Doch die Bush-Regierung hat nicht nur die Verbündeten vergrätzt. Auch die noch Mitte der 90er-Jahre aufkeimende enge Freundschaft mit der ehemaligen Sowjetunion hat sie in eine angespannte Beziehung verwandelt. Trotz einer nicht bindenden Zusage Washingtons aus dem Jahr 1997, keine größeren Zahlen von Kampftruppen auf dem Territorium der neuen osteuropäischen Nato-Mitglieder zu stationieren, soll das Bündnis jetzt bis an die russische Grenze ausgedehnt werden, wobei die baltischen Staaten Estland, Lettland und Litauen Moskau mit besonderer Sorge erfüllen. Außerdem errichten die USA eine nicht genau bezifferte Zahl von Basen im Kaukasus und in Zentralasien.
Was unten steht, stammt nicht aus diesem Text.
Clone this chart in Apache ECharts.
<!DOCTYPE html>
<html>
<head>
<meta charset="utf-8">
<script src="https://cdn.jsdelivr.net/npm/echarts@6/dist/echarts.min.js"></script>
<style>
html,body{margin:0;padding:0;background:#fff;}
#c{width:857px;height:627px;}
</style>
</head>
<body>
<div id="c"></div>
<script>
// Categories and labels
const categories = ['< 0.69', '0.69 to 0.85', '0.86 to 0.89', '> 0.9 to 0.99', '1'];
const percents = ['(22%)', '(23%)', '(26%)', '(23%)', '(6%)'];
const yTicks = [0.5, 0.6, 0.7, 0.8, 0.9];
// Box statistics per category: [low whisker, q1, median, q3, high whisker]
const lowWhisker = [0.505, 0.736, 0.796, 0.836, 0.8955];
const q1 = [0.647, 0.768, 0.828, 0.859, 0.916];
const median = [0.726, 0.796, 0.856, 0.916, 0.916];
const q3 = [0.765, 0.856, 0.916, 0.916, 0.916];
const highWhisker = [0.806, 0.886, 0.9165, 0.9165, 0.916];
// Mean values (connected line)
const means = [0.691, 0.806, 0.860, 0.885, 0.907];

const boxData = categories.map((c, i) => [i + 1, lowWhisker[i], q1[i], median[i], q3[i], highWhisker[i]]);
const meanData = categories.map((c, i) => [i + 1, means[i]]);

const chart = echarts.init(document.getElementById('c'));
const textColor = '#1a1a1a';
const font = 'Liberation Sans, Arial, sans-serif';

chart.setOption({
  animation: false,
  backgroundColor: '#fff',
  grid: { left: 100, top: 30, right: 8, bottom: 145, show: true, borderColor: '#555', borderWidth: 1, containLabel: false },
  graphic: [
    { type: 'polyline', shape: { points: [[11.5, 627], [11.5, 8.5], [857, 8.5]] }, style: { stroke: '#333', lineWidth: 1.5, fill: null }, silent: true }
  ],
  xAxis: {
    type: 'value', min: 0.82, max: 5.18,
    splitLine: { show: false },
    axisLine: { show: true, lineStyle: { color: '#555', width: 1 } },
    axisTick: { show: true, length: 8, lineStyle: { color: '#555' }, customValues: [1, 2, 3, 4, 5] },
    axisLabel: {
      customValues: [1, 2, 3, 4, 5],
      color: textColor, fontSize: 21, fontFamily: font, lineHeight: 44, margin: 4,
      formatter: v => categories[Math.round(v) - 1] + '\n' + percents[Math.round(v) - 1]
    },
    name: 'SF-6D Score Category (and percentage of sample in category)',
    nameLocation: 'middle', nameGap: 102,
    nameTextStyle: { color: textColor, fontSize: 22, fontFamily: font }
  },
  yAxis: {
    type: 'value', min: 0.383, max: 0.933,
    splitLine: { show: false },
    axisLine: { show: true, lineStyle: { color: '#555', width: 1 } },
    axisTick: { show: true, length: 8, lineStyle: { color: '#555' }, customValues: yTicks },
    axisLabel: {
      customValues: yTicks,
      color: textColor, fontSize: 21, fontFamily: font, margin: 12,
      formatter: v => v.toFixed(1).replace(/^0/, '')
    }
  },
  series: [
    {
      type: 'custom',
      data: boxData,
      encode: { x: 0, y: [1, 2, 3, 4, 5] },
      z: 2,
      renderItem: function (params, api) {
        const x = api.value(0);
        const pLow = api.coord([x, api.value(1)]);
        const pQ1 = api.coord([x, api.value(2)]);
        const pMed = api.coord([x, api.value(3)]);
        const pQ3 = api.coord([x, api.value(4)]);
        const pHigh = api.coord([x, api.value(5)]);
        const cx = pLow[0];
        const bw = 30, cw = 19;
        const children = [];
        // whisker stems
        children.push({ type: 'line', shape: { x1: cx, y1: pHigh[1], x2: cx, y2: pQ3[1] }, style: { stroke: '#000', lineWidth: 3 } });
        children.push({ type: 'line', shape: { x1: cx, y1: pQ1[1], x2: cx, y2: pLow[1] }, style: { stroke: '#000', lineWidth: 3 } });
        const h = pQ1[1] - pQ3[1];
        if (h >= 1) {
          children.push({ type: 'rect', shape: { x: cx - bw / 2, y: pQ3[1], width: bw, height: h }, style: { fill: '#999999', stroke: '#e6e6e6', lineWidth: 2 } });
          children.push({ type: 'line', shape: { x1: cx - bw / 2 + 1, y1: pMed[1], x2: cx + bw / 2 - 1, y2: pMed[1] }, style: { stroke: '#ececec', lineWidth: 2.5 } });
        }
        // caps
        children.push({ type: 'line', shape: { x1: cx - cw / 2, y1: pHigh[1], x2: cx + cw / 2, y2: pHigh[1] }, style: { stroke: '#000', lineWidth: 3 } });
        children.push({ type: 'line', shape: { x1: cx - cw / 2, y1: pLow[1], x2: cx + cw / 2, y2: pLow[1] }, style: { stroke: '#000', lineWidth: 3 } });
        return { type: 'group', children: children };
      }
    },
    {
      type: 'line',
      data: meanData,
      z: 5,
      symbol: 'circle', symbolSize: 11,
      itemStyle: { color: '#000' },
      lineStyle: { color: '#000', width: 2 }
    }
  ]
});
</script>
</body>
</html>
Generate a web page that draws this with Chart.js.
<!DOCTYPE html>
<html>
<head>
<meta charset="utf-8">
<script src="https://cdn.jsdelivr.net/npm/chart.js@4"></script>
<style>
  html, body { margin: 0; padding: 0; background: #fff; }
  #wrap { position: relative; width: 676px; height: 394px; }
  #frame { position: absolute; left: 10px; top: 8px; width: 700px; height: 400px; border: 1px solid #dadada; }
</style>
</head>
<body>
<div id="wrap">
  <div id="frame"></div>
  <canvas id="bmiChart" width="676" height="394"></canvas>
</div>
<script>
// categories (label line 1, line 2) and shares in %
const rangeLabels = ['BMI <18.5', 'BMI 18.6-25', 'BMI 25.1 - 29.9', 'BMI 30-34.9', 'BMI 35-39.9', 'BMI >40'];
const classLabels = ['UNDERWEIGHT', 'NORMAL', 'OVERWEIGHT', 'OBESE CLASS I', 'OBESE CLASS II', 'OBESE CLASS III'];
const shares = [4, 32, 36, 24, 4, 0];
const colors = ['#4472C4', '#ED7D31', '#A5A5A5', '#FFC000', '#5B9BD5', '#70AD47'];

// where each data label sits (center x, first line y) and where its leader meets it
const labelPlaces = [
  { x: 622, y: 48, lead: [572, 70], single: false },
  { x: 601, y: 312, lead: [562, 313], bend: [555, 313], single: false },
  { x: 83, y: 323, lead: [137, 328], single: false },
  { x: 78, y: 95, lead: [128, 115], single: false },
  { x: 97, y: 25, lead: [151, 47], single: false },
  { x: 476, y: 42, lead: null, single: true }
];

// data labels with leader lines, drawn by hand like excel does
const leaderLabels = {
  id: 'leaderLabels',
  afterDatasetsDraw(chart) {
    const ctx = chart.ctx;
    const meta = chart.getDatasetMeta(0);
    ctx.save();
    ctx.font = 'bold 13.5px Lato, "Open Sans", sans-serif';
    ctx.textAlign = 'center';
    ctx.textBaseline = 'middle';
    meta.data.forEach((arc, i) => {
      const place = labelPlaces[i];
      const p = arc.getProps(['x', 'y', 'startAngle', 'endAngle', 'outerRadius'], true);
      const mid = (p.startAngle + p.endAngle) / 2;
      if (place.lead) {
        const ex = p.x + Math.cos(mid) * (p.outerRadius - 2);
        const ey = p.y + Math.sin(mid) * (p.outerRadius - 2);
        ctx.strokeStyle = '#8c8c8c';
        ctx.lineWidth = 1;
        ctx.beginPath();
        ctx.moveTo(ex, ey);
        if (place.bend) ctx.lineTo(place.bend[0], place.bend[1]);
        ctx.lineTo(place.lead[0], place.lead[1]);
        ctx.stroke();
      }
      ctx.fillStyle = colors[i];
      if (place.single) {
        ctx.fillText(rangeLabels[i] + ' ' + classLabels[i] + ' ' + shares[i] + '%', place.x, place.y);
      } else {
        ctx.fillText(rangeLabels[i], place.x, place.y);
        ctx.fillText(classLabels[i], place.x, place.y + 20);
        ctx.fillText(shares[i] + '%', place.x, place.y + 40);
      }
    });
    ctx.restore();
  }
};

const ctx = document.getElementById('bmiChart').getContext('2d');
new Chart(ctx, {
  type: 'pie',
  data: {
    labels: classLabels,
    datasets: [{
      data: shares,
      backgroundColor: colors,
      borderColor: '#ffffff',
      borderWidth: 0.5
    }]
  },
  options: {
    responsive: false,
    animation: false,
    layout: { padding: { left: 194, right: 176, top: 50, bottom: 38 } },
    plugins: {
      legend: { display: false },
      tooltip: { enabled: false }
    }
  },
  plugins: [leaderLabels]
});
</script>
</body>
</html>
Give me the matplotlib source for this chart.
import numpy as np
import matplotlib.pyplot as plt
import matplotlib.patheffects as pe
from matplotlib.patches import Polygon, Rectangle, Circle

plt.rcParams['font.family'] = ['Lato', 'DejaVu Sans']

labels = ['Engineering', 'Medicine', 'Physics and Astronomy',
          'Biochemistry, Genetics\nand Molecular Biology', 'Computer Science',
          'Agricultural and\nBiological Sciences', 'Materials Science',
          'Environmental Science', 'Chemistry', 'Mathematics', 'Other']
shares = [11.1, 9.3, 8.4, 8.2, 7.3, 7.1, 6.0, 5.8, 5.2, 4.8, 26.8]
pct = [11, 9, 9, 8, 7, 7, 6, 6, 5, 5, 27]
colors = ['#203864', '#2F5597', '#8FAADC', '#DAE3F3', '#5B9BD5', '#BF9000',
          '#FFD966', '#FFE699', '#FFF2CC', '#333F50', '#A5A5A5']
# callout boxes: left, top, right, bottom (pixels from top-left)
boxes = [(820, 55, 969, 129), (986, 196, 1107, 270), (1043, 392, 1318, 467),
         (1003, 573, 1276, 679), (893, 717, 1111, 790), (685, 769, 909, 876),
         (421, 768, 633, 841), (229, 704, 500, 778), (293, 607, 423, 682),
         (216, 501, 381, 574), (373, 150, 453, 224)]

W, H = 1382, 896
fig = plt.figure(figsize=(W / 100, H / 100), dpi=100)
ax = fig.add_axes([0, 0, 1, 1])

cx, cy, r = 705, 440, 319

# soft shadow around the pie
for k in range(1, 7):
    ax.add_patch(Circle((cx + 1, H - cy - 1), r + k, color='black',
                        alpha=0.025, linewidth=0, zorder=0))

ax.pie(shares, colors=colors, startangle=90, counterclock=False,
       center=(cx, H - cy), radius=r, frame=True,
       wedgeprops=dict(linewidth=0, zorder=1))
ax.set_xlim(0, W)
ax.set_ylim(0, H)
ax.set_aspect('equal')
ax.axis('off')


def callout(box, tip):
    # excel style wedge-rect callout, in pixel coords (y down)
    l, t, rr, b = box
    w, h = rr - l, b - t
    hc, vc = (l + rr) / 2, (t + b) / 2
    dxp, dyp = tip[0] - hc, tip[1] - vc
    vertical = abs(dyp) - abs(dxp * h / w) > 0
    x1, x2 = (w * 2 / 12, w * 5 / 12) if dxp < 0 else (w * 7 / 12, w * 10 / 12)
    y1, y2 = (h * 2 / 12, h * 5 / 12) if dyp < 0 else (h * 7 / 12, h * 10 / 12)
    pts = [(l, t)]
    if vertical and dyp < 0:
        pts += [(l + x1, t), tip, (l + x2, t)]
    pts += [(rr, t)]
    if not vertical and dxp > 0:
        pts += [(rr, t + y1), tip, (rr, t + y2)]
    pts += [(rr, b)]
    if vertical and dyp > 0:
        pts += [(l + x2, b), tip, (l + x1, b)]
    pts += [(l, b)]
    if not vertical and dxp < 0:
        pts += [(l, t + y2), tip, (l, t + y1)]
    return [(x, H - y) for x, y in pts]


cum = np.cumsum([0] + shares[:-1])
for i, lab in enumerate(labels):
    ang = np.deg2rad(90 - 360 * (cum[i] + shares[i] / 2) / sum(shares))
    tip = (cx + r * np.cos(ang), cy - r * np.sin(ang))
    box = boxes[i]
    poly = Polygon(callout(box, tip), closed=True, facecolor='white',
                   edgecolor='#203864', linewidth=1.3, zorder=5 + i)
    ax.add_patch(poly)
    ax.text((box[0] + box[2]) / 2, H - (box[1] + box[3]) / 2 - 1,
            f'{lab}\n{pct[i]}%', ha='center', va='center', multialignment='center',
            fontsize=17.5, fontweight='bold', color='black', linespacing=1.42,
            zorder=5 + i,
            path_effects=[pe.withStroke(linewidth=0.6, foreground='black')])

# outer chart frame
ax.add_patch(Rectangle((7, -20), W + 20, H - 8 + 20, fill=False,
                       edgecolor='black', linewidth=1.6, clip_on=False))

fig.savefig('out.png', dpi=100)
Russland hat bereits erklärt, dass diese Einkreisung durch die USA es erforderlich macht, die russische Atomstreitmacht zu bewahren und zu modernisieren, damit man eine militärische Supermacht bleiben könne und dem vom Pentagon gebauten immer teureren und ehrgeizigeren Raketenabwehrsystem etwas entgegensetzen könne. Im vergangenen Monat hat Russland gedroht, den wichtigen Vertrag über konventionelle Waffen in Europa – der noch nicht in Kraft getreten ist – zu kündigen, denn Moskau betrachtet das Machtstreben der Vereinigten Staaten innerhalb des früheren Ostblocks als Provokation.

Bushs Wiederwahl könnte das kleinere Übel sein, denn er wird eher das alte Bündnissystem zerschlagen

Für die Verbündeten der von Bush regierten USA ist es nicht im nationalen Interesse und es dient nicht der Sicherheit ihrer Bevölkerung, einer Außenpolitik zu folgen, wenn dabei Fiktionen und säbelblitzendem Abenteurertum blind Gefolgschaft geleistet werden muss und dazu von falschen Informationen und Voraussetzungen ausgegangen wird. Sollte Bush wiedergewählt werden, sind die Verbündeten und Freunde der USA vor eine harte Entscheidung gestellt. Dies wird ein Prozess, der Bündnisse neu definieren und womöglich zerbrechen lassen wird. Am Ende wird wahrscheinlich eine unabhängige und realistische Außenpolitik der Verbündeten stehen. Die Ereignisse der vergangenen Tage in Spanien haben diese Wahrscheinlichkeit erhöht. Die USA werden nur dann vorsichtiger und die Welt sicherer werden, wenn Bushs Leute durch einen Mangel an Verbündeten gebremst und isoliert werden.